* Begin *

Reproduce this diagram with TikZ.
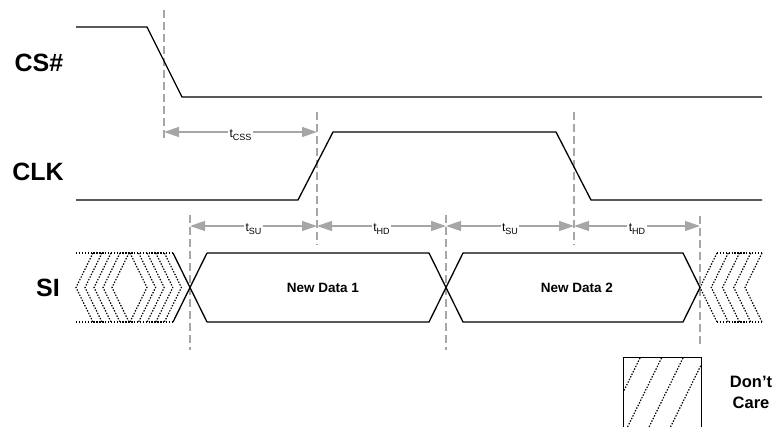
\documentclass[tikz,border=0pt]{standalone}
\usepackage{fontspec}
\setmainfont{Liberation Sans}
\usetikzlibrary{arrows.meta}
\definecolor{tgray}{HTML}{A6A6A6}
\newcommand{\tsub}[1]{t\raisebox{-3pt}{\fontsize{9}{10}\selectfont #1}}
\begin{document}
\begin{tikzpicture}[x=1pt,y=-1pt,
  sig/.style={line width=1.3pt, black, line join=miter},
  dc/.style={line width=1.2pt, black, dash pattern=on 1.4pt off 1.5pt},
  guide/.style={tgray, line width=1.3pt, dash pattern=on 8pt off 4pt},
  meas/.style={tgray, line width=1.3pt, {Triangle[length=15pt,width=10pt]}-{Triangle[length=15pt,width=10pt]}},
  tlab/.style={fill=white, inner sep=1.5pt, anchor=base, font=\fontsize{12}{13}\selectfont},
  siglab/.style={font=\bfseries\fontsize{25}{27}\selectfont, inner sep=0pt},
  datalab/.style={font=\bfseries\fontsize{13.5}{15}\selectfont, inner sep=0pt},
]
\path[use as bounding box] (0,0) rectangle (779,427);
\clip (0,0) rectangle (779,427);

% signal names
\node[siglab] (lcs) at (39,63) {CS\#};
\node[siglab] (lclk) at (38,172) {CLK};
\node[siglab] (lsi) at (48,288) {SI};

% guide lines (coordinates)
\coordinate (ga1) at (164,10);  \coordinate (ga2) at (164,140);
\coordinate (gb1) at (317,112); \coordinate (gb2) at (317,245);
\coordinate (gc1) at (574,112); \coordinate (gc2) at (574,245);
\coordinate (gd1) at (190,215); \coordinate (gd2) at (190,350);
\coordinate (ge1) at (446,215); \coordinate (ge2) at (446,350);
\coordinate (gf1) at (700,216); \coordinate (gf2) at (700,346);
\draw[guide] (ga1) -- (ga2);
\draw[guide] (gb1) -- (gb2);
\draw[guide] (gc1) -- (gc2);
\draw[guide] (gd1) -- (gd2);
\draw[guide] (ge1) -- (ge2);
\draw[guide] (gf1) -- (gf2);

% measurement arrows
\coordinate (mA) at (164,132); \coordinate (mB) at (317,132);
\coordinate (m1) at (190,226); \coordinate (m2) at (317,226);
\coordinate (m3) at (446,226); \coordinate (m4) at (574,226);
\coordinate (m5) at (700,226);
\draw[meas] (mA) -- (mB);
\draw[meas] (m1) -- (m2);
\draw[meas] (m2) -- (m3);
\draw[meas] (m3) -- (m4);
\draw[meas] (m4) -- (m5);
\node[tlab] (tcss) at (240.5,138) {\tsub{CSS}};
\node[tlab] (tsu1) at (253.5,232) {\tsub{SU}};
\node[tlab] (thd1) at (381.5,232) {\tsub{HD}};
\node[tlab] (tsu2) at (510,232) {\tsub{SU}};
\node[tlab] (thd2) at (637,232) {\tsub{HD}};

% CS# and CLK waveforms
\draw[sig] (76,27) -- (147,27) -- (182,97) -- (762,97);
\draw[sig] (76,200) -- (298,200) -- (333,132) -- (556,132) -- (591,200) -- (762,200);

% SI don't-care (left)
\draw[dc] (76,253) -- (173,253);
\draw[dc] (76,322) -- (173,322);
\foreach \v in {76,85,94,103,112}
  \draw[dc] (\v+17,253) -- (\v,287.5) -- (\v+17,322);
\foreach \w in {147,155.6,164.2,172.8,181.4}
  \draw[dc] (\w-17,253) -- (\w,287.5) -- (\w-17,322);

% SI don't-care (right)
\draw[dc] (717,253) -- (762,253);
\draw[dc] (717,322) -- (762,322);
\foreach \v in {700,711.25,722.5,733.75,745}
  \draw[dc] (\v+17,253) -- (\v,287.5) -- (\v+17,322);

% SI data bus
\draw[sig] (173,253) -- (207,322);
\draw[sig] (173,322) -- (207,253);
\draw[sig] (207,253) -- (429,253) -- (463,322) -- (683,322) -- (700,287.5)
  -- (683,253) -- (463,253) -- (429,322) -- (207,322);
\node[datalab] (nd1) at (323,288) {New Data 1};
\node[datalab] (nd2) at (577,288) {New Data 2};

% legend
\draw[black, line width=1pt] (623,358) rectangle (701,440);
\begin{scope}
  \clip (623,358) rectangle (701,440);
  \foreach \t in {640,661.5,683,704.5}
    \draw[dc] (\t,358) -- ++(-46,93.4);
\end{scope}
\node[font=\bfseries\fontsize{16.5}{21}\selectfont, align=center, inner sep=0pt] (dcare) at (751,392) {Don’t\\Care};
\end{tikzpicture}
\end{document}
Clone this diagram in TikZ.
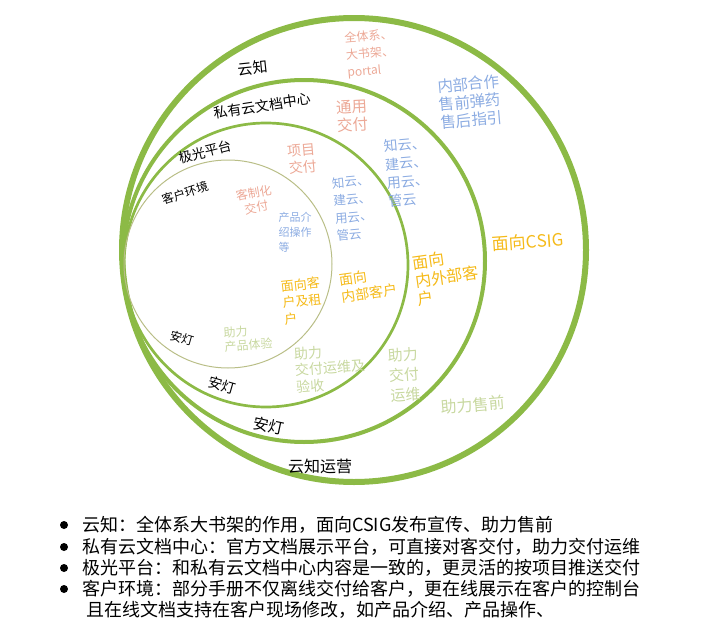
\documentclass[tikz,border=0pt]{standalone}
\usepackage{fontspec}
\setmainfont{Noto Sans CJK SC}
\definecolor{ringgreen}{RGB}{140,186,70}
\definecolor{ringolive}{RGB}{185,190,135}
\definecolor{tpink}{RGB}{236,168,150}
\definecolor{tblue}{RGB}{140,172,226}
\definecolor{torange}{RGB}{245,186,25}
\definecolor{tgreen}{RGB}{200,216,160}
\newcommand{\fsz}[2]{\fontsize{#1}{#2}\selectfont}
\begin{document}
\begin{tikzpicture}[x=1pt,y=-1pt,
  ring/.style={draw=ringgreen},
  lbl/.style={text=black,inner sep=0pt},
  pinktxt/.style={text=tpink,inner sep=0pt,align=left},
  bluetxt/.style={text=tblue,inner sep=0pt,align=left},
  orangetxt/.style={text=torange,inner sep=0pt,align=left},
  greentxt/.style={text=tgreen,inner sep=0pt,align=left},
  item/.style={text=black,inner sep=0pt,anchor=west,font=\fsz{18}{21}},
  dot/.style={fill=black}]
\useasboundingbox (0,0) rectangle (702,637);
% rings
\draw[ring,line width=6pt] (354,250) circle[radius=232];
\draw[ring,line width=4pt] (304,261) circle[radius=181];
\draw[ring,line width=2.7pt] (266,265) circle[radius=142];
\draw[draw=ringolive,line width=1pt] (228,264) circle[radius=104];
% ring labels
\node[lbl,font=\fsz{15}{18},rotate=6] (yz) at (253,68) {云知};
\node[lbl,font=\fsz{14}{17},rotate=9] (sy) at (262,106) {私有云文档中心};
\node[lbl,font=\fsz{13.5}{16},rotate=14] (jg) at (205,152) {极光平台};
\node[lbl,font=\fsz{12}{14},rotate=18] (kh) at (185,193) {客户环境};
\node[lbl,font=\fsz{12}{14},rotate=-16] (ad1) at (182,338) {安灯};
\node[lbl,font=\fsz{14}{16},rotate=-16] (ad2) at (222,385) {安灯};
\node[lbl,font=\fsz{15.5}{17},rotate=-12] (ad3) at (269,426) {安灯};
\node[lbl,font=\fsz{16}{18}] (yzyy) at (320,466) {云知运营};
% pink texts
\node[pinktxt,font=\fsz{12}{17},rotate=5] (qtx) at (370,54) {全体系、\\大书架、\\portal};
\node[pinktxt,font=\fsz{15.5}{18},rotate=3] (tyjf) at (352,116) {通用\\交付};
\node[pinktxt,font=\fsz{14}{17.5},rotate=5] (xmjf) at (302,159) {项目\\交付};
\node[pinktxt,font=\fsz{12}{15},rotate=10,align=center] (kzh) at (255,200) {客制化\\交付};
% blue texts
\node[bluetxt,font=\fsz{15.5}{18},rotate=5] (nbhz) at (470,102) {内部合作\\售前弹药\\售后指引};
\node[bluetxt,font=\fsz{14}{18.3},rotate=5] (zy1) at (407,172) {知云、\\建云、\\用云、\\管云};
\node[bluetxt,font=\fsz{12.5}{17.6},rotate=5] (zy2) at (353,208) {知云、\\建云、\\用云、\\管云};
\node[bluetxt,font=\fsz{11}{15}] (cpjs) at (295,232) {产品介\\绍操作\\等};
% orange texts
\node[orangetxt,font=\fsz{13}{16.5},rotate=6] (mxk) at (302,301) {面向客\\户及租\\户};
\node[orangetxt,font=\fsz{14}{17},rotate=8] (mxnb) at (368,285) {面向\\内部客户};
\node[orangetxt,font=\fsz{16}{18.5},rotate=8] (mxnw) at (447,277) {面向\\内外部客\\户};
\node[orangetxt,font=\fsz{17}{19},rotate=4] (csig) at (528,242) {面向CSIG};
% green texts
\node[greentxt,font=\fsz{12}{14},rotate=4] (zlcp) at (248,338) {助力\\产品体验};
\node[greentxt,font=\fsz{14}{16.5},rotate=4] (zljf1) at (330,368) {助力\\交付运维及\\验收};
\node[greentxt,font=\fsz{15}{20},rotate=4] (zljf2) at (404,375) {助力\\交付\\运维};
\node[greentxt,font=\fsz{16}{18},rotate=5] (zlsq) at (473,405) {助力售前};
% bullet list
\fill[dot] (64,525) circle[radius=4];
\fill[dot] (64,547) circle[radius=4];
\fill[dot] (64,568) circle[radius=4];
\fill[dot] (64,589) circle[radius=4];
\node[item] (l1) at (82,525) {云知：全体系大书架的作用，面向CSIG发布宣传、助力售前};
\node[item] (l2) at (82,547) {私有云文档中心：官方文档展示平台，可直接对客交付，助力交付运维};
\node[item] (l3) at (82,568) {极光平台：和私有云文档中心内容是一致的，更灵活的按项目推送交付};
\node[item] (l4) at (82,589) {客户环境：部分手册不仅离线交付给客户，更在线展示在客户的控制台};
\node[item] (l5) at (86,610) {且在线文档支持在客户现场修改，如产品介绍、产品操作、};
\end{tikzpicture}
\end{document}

* End *

→ **Description of the task**:
Exactly reproduce the run of lines from the start of the listing through the line with "(gf1) -- (gf2);", inclusive; pictures are not copied.

→ **Solution to the problem**:
Reproduce this diagram with TikZ.
\documentclass[tikz,border=0pt]{standalone}
\usepackage{fontspec}
\setmainfont{Liberation Sans}
\usetikzlibrary{arrows.meta}
\definecolor{tgray}{HTML}{A6A6A6}
\newcommand{\tsub}[1]{t\raisebox{-3pt}{\fontsize{9}{10}\selectfont #1}}
\begin{document}
\begin{tikzpicture}[x=1pt,y=-1pt,
  sig/.style={line width=1.3pt, black, line join=miter},
  dc/.style={line width=1.2pt, black, dash pattern=on 1.4pt off 1.5pt},
  guide/.style={tgray, line width=1.3pt, dash pattern=on 8pt off 4pt},
  meas/.style={tgray, line width=1.3pt, {Triangle[length=15pt,width=10pt]}-{Triangle[length=15pt,width=10pt]}},
  tlab/.style={fill=white, inner sep=1.5pt, anchor=base, font=\fontsize{12}{13}\selectfont},
  siglab/.style={font=\bfseries\fontsize{25}{27}\selectfont, inner sep=0pt},
  datalab/.style={font=\bfseries\fontsize{13.5}{15}\selectfont, inner sep=0pt},
]
\path[use as bounding box] (0,0) rectangle (779,427);
\clip (0,0) rectangle (779,427);

% signal names
\node[siglab] (lcs) at (39,63) {CS\#};
\node[siglab] (lclk) at (38,172) {CLK};
\node[siglab] (lsi) at (48,288) {SI};

% guide lines (coordinates)
\coordinate (ga1) at (164,10);  \coordinate (ga2) at (164,140);
\coordinate (gb1) at (317,112); \coordinate (gb2) at (317,245);
\coordinate (gc1) at (574,112); \coordinate (gc2) at (574,245);
\coordinate (gd1) at (190,215); \coordinate (gd2) at (190,350);
\coordinate (ge1) at (446,215); \coordinate (ge2) at (446,350);
\coordinate (gf1) at (700,216); \coordinate (gf2) at (700,346);
\draw[guide] (ga1) -- (ga2);
\draw[guide] (gb1) -- (gb2);
\draw[guide] (gc1) -- (gc2);
\draw[guide] (gd1) -- (gd2);
\draw[guide] (ge1) -- (ge2);
\draw[guide] (gf1) -- (gf2);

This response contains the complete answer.